TASK STATEMENT – Look for the string "this" and copy every line that has it.

*** DATASET

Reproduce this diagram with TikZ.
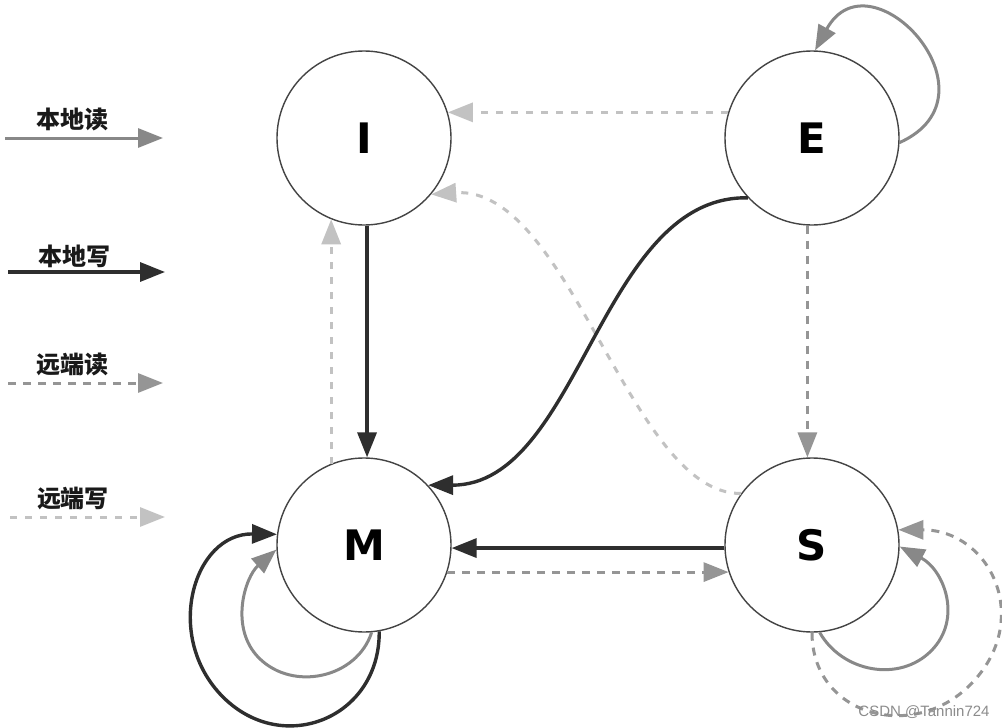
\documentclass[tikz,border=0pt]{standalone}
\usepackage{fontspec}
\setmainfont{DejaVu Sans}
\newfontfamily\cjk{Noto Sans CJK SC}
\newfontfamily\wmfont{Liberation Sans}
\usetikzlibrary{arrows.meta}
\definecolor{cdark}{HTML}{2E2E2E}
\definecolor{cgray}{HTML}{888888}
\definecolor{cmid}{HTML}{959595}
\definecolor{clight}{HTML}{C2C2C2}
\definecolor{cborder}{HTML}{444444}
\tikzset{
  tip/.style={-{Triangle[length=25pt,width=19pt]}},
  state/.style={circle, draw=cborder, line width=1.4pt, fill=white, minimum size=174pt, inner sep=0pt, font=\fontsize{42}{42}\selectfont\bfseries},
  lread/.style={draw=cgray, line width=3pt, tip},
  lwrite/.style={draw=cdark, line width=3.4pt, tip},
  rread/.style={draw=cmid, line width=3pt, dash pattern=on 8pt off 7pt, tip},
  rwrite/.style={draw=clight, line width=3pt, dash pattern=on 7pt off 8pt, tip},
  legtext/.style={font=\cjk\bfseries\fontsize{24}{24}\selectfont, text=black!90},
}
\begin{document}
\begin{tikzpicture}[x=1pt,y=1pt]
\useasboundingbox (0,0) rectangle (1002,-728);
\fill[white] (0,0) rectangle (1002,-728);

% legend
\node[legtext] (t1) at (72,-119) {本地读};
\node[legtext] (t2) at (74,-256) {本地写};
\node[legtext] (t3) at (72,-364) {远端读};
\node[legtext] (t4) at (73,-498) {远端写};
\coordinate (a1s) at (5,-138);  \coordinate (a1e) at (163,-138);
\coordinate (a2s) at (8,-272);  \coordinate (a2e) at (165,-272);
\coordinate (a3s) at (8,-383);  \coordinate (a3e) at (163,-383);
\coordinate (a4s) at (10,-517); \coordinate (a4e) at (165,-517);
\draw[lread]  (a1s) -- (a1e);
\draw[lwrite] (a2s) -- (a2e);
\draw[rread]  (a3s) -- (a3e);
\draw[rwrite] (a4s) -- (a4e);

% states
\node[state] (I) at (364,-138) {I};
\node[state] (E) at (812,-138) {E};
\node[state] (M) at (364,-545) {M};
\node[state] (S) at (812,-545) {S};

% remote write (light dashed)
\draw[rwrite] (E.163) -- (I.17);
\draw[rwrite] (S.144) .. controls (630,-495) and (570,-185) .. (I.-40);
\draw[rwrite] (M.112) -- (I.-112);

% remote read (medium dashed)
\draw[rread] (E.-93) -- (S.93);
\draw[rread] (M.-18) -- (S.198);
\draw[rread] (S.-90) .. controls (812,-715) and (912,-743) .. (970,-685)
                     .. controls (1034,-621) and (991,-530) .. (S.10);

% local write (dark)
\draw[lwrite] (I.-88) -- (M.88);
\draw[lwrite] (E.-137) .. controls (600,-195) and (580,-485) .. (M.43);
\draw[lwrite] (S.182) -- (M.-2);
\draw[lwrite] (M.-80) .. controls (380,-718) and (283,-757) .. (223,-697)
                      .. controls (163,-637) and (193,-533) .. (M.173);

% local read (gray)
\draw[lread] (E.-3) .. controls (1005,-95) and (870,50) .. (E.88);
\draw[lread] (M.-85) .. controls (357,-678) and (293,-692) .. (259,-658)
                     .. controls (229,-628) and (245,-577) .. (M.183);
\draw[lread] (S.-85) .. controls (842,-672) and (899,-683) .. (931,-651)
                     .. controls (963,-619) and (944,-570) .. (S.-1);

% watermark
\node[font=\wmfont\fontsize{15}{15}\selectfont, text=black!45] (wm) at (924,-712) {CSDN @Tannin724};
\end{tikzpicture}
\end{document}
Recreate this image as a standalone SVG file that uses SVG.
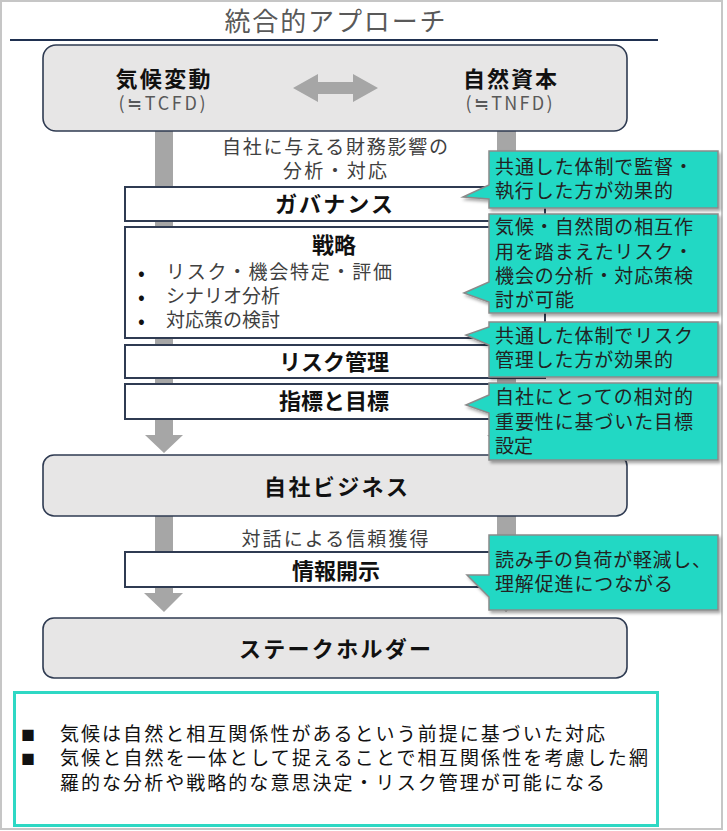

******

REPLY –
Reproduce this diagram with TikZ.
Recreate this image as a standalone SVG file that uses SVG.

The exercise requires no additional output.